EU Day of Remembrance for the victims of totalitarian and authoritarian regimes
Ribbentrop´s and Molotov´s signatures on the Secret Additional Protocol to the pact. “This protocol shall be treated by both parties as strictly secret.”

The European Commission has issued a statement on the occasion of the Europe-Wide Day of Remembrance for the victims of all totalitarian and authoritarian regimes. The day is commemorated on 23 August in memory of the Molotov-Ribbentrop pact, which was signed by Nazi Germany and the Soviet Union on that day in 1939.

The pact, named after their foreign ministers, divided Central and Eastern Europe and lead to the outbreak of the second world war a week later. The very existence of the pact was a long time denied by the Soviet Union until it was retrieved in the archives of the ministry of foreign affairs.

The Day of Remembrance has been commemorated since 2009, when the European Parliament adopted a resolution calling for the day to be commemorated with “dignity and impartiality”. 81 years later this notorious pact is still subject to different interpretations and casts its shadow on current events.

“Every 23 August is a day to recall the lessons of this frightful past, to remember those who suffered at the hands of totalitarian and authoritarian regimes across our continent and to pay tribute to those who fought for a better future,” Vice-President for Values and Transparency Vera Jourová and Commissioner for Justice Didier Reynders said in a joint statement.

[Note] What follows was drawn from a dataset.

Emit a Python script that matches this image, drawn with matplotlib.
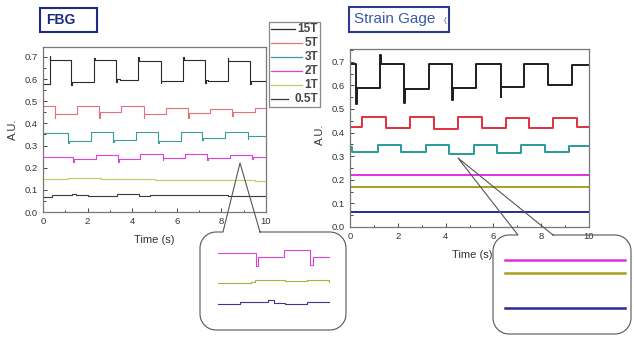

“Freedom from totalitarianism and authoritarianism is not a given,” the statement says and the current situation in Belarus and other countries ruled by authoritarian regimes comes to mind.

“It is a hard-won way of life that we should cherish every day. We chose this freedom when we signed our European Treaties – the freedom to live in dignity, to choose how our nations are governed, and to determine our own future.”

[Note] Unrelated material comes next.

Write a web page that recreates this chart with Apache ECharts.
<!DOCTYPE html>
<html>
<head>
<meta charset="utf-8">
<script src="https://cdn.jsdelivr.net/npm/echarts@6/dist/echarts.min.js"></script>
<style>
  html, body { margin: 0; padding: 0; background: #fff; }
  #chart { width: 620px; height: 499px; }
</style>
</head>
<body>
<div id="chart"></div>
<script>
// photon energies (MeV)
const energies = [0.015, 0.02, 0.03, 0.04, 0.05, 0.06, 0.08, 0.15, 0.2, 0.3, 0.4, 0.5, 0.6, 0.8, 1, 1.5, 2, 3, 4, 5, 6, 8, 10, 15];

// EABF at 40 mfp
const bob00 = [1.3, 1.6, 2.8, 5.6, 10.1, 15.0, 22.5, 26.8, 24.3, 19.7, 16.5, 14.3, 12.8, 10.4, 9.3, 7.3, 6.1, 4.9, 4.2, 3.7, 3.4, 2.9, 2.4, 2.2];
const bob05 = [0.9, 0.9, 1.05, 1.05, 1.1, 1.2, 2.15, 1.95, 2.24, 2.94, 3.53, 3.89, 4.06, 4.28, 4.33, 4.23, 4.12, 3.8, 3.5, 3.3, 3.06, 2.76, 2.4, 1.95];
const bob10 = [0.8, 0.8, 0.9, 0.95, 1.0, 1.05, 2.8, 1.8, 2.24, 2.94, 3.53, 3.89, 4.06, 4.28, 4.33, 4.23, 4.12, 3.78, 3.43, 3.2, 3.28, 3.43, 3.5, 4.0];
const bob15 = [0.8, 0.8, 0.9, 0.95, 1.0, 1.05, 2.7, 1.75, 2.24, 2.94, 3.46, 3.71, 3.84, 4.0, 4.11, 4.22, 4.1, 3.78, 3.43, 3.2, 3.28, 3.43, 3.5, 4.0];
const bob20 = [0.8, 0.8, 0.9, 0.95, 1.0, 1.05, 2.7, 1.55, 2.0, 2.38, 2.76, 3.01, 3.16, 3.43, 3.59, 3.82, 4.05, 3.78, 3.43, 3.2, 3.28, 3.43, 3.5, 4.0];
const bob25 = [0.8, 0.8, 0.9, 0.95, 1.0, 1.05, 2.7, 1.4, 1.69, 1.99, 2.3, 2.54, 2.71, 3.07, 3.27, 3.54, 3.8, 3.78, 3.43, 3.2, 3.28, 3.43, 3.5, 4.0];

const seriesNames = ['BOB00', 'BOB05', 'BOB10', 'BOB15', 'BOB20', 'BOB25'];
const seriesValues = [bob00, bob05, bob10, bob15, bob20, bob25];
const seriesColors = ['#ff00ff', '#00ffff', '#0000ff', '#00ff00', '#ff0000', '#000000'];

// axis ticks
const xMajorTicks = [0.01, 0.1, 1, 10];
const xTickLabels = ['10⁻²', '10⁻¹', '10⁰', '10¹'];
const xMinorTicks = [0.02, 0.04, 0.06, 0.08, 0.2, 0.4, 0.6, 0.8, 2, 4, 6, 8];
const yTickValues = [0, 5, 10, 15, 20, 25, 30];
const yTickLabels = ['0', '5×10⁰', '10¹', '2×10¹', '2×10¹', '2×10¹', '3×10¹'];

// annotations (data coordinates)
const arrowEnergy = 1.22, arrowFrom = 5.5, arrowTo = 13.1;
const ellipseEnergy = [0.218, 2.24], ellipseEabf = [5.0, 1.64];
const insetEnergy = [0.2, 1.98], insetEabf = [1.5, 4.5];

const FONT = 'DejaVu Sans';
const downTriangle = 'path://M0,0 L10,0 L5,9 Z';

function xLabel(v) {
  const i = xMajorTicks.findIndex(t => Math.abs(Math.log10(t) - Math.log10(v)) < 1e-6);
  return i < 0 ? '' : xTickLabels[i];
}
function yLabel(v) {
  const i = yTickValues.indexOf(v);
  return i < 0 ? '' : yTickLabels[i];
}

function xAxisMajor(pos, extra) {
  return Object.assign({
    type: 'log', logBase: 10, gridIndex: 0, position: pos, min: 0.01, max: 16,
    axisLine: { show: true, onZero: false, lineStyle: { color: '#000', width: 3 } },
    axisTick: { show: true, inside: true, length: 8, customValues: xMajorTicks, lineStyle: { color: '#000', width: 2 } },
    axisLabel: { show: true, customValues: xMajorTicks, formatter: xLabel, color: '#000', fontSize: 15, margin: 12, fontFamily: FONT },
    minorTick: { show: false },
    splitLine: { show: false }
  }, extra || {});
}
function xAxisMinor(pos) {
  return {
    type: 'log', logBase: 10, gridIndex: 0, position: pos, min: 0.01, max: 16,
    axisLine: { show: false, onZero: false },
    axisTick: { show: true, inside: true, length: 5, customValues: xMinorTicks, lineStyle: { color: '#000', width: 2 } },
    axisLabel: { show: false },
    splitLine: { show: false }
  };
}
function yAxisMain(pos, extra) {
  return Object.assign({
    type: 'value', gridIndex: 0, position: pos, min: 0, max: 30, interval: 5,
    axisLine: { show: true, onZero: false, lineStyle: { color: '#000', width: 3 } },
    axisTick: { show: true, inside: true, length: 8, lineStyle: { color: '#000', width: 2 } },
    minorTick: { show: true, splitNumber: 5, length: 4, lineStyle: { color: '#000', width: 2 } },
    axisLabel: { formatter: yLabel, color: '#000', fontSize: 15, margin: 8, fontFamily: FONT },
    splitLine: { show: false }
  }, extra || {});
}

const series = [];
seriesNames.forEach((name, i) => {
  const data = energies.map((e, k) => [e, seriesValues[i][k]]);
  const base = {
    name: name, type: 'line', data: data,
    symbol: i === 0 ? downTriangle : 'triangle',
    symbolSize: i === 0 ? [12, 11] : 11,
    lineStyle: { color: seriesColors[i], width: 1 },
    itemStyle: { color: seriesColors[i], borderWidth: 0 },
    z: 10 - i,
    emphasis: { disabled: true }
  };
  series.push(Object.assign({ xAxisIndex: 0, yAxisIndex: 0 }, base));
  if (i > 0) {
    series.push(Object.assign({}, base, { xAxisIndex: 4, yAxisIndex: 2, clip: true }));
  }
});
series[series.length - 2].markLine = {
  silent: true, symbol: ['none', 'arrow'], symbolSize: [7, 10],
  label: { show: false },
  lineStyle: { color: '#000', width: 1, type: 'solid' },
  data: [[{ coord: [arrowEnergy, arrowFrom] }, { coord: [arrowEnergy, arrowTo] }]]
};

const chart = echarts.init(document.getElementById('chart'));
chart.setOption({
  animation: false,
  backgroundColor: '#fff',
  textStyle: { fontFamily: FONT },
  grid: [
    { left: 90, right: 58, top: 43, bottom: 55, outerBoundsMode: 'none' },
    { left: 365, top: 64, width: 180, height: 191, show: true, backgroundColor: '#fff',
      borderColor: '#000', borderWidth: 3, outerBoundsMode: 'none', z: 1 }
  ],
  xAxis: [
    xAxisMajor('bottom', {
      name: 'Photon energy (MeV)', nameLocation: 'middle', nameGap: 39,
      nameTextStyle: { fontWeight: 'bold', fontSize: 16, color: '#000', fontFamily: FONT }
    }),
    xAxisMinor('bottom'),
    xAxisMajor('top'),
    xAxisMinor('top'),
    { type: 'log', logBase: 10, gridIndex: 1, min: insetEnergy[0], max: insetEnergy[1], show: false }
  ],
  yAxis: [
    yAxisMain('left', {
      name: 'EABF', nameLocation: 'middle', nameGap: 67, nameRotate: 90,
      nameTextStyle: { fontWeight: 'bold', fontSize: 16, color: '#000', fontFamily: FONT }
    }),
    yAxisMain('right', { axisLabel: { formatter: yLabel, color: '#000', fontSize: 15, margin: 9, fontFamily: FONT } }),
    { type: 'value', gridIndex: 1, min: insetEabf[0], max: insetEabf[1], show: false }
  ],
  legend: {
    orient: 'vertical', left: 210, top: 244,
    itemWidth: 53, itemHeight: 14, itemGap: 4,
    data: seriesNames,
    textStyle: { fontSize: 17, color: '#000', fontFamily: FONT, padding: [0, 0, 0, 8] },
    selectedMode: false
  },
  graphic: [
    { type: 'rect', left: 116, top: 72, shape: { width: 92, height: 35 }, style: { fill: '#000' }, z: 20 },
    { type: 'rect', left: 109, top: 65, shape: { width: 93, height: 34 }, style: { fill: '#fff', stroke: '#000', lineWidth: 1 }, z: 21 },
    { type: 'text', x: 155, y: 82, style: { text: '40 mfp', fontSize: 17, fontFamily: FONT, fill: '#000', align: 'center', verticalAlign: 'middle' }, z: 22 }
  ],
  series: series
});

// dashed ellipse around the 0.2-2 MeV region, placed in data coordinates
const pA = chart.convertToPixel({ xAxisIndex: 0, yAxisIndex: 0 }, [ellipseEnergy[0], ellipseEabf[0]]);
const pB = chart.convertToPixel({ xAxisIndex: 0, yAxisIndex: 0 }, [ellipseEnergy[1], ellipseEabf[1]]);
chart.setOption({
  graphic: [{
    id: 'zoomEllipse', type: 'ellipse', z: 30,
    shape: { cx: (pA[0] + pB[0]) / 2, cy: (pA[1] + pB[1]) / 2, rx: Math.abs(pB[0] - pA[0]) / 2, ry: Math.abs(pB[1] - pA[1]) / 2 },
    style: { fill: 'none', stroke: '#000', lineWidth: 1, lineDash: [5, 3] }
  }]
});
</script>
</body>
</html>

In another resolution adopted in September last year and supported by the major political groups, the European Parliament stressed “the importance of European remembrance for the future of Europe”.

The resolution stated that remembering the victims of totalitarian regimes and recognising and raising awareness of the shared European legacy of crimes committed by communist, Nazi and other dictatorships is of vital importance for the unity of Europe and its people and for building European resilience to modern external threats.

It also condemned the fact that extremist and xenophobic political forces in Europe are increasingly resorting to distortion of historical facts, and employ symbolism and rhetoric that echoes aspects of totalitarian propaganda, including racism, anti-Semitism and hatred towards sexual and other minorities.